* **MATERIAL TO PROCESS**:
******************************

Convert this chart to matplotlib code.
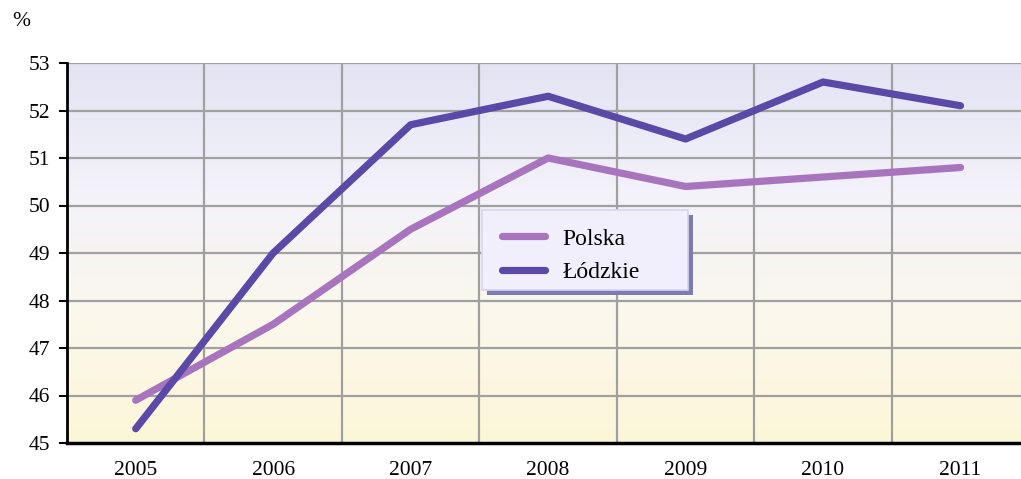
import matplotlib
matplotlib.use("Agg")
import matplotlib.pyplot as plt
import numpy as np
from matplotlib.colors import LinearSegmentedColormap
from matplotlib.patches import Rectangle

years = ["2005", "2006", "2007", "2008", "2009", "2010", "2011"]
polska = [45.9, 47.5, 49.5, 51.0, 50.4, 50.6, 50.8]
lodzkie = [45.3, 49.0, 51.7, 52.3, 51.4, 52.6, 52.1]
yticks = [45, 46, 47, 48, 49, 50, 51, 52, 53]

plt.rcParams['font.family'] = ['Liberation Serif', 'DejaVu Serif']

W, H = 1021, 479
fig = plt.figure(figsize=(W/100, H/100), dpi=100)
ax = fig.add_axes([67/W, 36/H, 1 - 67/W, 380/H])

x = np.arange(len(years))
xmin, xmax = -0.5, 6.44
ax.set_xlim(xmin, xmax)
ax.set_ylim(45, 53)

# gradient background
cmap = LinearSegmentedColormap.from_list("bg", ["#fdf6d8", "#fbf8ec", "#f3f2fa", "#e3e3f3"])
grad = np.linspace(0, 1, 256).reshape(-1, 1)
ax.imshow(grad, cmap=cmap, aspect='auto', extent=[xmin, xmax, 45, 53], origin='lower', zorder=0)

# grid
for yv in yticks[1:]:
    ax.axhline(yv, color='#a0a0a0', lw=1.6, zorder=1)
for b in np.arange(0.5, 6.5, 1.0):
    ax.axvline(b, color='#a0a0a0', lw=1.6, zorder=1)

l1, = ax.plot(x, polska, color='#a874bd', lw=5.2, solid_capstyle='round', label='Polska', zorder=3)
l2, = ax.plot(x, lodzkie, color='#5a49a6', lw=5.2, solid_capstyle='round', label='Łódzkie', zorder=3)

ax.set_xticks(x)
ax.set_xticklabels(years, fontsize=15.5)
ax.tick_params(axis='x', length=0, pad=13)
ax.set_yticks(yticks)
ax.set_yticklabels([str(v) for v in yticks], fontsize=15.5)
ax.tick_params(axis='y', direction='out', length=6, width=1.5, pad=6)

for s in ['top', 'right']:
    ax.spines[s].set_visible(False)
ax.spines['left'].set_linewidth(2)
ax.spines['bottom'].set_linewidth(2.5)

fig.text(12/W, 1 - 22/H, '%', fontsize=15.5, va='center', ha='left')

# legend box (manual frame with shadow)
lx0, lx1, ly0, ly1 = 482, 688, 210, 290
fig.patches.append(Rectangle(((lx0+5)/W, 1-(ly1+5)/H), (lx1-lx0)/W, (ly1-ly0)/H,
                             transform=fig.transFigure, facecolor='#7d7bb2', edgecolor='none', zorder=4))
fig.patches.append(Rectangle((lx0/W, 1-ly1/H), (lx1-lx0)/W, (ly1-ly0)/H,
                             transform=fig.transFigure, facecolor='#f2effc', edgecolor='#d6d6f2',
                             lw=1.2, zorder=4.5))

leg = fig.legend([l1, l2], ['Polska', 'Łódzkie'], loc='upper left',
                 bbox_to_anchor=(502/W, 1-228/H), bbox_transform=fig.transFigure,
                 fontsize=17, frameon=False,
                 handlelength=1.8, handletextpad=0.75, borderpad=0, labelspacing=0.5,
                 borderaxespad=0)
leg.set_zorder(6)

fig.savefig('out.png', dpi=100)
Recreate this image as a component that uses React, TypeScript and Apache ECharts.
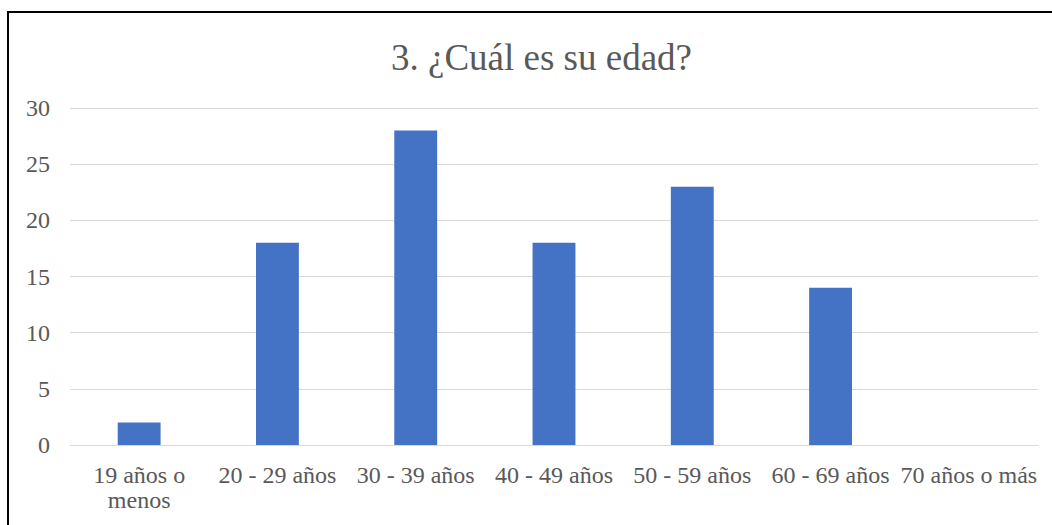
import React, { useEffect, useRef } from "react";
import * as echarts from "echarts";

const categories = ["19 años o\nmenos", "20 - 29 años", "30 - 39 años", "40 - 49 años", "50 - 59 años", "60 - 69 años", "70 años o más"];
const values = [2, 18, 28, 18, 23, 14, 0];
const titleText = "3. ¿Cuál es su edad?";

export default function App() {
  const ref = useRef<HTMLDivElement>(null);
  useEffect(() => {
    const chart = echarts.init(ref.current!, null, { renderer: "svg" });
    const font = "Liberation Serif";
    chart.setOption({
      animation: false,
      backgroundColor: "#ffffff",
      title: {
        text: titleText,
        left: 386,
        top: 34,
        textStyle: { fontFamily: font, fontSize: 37, fontWeight: "normal", color: "#595959" },
      },
      grid: { left: 70, right: 14, top: 108, bottom: 80 },
      xAxis: {
        type: "category",
        data: categories,
        axisLine: { lineStyle: { color: "#d9d9d9", width: 1 } },
        axisTick: { show: false },
        axisLabel: { fontFamily: font, fontSize: 24, color: "#595959", margin: 17, lineHeight: 25, interval: 0 },
      },
      yAxis: {
        type: "value",
        min: 0,
        max: 30,
        interval: 5,
        axisLine: { show: false },
        axisTick: { show: false },
        splitLine: { lineStyle: { color: "#d9d9d9", width: 1 } },
        axisLabel: { fontFamily: font, fontSize: 24, color: "#595959", margin: 20 },
      },
      series: [
        {
          type: "bar",
          data: values,
          barWidth: "31%",
          itemStyle: { color: "#4472C4" },
        },
      ],
      graphic: [
        {
          type: "rect",
          shape: { x: 8, y: 12, width: 1200, height: 700 },
          style: { fill: "none", stroke: "#000000", lineWidth: 2 },
          silent: true,
        },
      ],
    });
    return () => chart.dispose();
  }, []);
  return <div ref={ref} style={{ position: "fixed", left: 0, top: 0, width: 1052, height: 525 }} />;
}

******************************

* **WHAT YOU HAVE TO DO**: Write out an exact copy of the listing, first line through the line containing "ax.set_ylim(45, 53)", with the pictures left out.

* **CORRECT ANSWER**:
Convert this chart to matplotlib code.
import matplotlib
matplotlib.use("Agg")
import matplotlib.pyplot as plt
import numpy as np
from matplotlib.colors import LinearSegmentedColormap
from matplotlib.patches import Rectangle

years = ["2005", "2006", "2007", "2008", "2009", "2010", "2011"]
polska = [45.9, 47.5, 49.5, 51.0, 50.4, 50.6, 50.8]
lodzkie = [45.3, 49.0, 51.7, 52.3, 51.4, 52.6, 52.1]
yticks = [45, 46, 47, 48, 49, 50, 51, 52, 53]

plt.rcParams['font.family'] = ['Liberation Serif', 'DejaVu Serif']

W, H = 1021, 479
fig = plt.figure(figsize=(W/100, H/100), dpi=100)
ax = fig.add_axes([67/W, 36/H, 1 - 67/W, 380/H])

x = np.arange(len(years))
xmin, xmax = -0.5, 6.44
ax.set_xlim(xmin, xmax)
ax.set_ylim(45, 53)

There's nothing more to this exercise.